Auch die Klägerin selbst stellt nicht in Abrede, dass diese Beschädigungen bei sorgfältiger Reparatur spurenlos beseitigt werden können. Deshalb spekuliert die Klägerin darüber hinaus, dass auch eine Achsvermessung und der Austausch des Lenkgetriebes erforderlich sein könnten und sich im Übrigen Unsicherheiten daraus ergeben könnten, dass die Reparatur möglicherweise nicht mit der erforderlichen Sorgfalt durchgeführt werde und dass etwa auch unentdeckte Haarrisse im Bereich der Vorderachse entstanden sein könnten etc.. Die diesbezüglichen Ausführungen der Klägerin sind jedoch ohne jede Substanz, da sie selbst in dem von der Klägerin vorgelegten Schadensgutachten keine Grundlage finden. Dort ist von derartigen Beschädigungen keine Rede.
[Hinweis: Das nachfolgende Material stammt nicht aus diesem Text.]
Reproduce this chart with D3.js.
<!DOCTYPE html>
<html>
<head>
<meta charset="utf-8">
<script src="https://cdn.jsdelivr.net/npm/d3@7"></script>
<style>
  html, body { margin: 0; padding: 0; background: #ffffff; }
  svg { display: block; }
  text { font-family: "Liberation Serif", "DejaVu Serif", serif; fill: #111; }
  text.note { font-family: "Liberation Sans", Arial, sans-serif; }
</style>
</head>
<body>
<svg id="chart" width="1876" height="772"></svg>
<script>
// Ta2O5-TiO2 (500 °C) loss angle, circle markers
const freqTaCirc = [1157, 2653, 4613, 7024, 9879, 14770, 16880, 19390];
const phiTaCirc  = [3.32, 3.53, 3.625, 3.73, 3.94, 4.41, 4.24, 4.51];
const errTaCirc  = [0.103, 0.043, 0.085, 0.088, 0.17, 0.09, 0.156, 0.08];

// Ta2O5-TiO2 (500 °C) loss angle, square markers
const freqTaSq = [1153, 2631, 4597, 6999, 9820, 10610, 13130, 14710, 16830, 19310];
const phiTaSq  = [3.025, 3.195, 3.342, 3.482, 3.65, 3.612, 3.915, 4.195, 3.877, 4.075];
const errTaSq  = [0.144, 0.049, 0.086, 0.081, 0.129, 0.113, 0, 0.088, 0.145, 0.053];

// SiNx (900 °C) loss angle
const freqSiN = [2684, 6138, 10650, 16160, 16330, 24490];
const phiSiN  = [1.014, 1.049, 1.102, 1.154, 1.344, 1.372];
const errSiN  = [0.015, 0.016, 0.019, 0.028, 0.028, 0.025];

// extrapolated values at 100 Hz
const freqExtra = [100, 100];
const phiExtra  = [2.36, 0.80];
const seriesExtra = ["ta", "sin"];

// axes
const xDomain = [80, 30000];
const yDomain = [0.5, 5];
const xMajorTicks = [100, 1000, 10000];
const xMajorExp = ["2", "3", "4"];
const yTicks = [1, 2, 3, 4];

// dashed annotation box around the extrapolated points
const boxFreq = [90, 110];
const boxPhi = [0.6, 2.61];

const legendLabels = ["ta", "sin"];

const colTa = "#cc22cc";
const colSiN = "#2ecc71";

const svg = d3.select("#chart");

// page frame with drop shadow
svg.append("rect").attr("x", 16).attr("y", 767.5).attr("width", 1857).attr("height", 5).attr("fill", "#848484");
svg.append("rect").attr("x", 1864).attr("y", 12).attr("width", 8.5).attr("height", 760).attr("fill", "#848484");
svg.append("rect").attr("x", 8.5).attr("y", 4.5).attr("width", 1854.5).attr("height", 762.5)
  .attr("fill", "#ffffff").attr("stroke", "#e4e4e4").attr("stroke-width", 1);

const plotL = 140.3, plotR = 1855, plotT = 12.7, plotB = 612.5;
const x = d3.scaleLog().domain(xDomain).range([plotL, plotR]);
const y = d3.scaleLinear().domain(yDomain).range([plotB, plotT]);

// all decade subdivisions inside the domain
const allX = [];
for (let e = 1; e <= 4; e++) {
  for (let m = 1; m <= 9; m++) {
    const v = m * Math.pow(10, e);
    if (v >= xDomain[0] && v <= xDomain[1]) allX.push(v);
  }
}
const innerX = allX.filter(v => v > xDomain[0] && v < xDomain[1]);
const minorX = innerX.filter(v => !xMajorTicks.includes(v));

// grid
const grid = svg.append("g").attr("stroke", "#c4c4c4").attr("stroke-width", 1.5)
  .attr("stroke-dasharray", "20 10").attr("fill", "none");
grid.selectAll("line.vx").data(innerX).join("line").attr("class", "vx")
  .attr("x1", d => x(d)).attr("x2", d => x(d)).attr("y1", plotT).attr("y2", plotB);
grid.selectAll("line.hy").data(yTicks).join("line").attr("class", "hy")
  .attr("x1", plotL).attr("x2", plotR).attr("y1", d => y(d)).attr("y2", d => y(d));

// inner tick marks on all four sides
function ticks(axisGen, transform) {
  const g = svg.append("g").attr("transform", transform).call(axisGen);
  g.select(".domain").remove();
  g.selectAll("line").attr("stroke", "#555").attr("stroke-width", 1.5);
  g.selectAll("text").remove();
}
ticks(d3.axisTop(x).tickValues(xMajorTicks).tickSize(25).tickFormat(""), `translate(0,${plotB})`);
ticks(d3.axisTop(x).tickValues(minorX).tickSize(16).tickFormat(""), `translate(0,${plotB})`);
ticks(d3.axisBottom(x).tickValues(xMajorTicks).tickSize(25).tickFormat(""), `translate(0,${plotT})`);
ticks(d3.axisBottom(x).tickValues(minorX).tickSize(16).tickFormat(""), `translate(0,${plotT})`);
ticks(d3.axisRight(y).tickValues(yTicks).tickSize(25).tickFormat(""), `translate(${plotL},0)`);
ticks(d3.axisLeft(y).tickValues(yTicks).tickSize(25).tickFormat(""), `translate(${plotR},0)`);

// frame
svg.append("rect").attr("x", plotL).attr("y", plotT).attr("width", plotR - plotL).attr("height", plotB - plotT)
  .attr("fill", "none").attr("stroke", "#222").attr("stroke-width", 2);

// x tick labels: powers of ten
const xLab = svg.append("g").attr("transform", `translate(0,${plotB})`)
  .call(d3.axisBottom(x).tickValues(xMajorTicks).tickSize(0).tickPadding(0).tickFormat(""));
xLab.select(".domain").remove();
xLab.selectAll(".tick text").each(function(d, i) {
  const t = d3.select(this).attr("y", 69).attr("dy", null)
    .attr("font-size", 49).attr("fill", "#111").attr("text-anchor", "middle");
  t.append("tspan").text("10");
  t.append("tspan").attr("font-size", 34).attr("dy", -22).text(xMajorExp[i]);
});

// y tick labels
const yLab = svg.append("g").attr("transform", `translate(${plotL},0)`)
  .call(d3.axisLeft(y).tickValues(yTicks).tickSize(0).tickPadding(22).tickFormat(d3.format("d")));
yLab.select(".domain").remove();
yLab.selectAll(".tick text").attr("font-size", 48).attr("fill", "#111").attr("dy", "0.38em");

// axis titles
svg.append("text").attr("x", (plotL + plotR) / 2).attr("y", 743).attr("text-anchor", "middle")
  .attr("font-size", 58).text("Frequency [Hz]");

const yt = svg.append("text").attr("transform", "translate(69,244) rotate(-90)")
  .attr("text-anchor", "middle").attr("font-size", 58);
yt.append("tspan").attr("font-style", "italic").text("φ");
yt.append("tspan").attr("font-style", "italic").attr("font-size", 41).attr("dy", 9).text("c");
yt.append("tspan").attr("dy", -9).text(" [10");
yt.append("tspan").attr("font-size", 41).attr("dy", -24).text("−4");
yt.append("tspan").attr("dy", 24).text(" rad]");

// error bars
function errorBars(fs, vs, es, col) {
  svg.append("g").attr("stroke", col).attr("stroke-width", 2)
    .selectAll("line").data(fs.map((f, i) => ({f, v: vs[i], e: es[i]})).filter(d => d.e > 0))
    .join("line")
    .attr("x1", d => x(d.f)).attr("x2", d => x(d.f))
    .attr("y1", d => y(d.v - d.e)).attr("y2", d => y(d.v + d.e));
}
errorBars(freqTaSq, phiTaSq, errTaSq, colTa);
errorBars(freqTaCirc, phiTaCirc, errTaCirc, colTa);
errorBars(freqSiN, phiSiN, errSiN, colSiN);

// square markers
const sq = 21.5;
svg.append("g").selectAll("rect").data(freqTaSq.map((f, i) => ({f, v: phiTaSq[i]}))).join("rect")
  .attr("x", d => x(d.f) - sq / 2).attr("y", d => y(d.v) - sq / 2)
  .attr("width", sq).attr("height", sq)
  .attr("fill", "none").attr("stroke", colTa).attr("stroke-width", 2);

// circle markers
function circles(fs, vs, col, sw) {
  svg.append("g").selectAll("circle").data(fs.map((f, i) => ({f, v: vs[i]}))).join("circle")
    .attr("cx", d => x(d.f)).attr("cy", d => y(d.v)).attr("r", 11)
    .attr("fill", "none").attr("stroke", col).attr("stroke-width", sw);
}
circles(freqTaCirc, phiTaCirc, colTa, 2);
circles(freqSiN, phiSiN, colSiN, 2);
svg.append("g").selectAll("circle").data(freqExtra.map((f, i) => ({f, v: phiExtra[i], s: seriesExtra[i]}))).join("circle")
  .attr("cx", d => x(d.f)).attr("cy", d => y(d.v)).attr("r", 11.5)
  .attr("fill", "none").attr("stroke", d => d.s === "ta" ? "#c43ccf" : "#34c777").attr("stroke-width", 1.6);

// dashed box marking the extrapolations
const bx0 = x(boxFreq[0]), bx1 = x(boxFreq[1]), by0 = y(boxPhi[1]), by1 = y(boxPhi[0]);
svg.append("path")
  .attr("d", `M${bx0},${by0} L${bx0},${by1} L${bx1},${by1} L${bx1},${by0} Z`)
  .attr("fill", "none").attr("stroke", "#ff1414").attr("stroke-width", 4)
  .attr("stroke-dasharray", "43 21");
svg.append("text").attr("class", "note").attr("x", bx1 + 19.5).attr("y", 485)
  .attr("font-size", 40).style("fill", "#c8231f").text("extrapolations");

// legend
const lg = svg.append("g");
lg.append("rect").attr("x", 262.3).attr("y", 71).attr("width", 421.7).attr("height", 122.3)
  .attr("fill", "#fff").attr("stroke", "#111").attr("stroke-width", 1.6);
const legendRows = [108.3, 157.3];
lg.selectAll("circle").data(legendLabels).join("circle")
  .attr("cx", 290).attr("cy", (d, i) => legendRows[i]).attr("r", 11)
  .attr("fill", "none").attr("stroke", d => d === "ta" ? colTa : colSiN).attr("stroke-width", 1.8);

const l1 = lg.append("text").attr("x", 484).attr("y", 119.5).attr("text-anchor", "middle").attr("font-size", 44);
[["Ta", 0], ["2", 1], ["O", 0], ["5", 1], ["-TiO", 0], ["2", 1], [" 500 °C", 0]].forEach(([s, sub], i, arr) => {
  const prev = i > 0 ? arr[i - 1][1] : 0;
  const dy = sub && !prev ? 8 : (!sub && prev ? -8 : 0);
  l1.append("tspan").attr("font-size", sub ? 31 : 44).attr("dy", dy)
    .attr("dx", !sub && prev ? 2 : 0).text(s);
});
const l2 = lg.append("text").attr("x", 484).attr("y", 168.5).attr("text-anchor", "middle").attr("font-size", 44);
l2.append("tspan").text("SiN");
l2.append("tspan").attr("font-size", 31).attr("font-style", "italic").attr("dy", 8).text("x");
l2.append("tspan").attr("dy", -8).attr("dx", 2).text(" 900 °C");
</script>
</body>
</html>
Etwas anders ergibt sich auch nicht aus den in Kopie vorliegenden Schadensfotos und dem beschriebenen Unfallhergang. Vielmehr handelt es sich bei diesem Vortrag der Klägerin ersichtlich um konstruierte und willkürliche Behauptungen „ins Blaue hinein.“

Etwas anderes ergibt sich auch nicht aus dem Umstand, dass es sich bei dem in Rede stehenden Fahrzeug um ein solches der sog. „Luxusklasse“ handelt. Auch die diesbezüglichen Ausführungen der Klägerin wirken eher künstlich und bestätigen damit vielmehr, dass solider Vortrag nicht zur Verfügung steht. So ist nicht ersichtlich, warum für hochpreisige Fahrzeuge etwas anderes gelten soll, als für günstigere.

Ebenso wenig ist ein besonderes Affektionsinteresse weder erkennbar noch relevant. Mag der Anschaffungspreis auch hoch sein, so handelt es sich doch noch immer nur um ein Serienfahrzeug, welches – gebraucht oder neu – in nicht unerheblicher Zahl gehandelt wird. Abgesehen davon beabsichtigt auch die Klägerin mit dem Fahrzeug nichts anderes als die gewerbliche Nutzung.

Nach allem ist es nicht zu beanstanden, dass der Beklagte bzw. dessen Regulierungsbeauftragte die Klägerin auf die Durchführung der zumutbaren Reparatur verwiesen hat. Auch weitere vorprozessuale Anwaltskosten als unter Ziff. 1. festgestellt sind daher nicht ersatzfähig.

II.

Die Nebenentscheidungen folgen aus §§ 92, 708 Nr. 11, 709, 711 ZPO.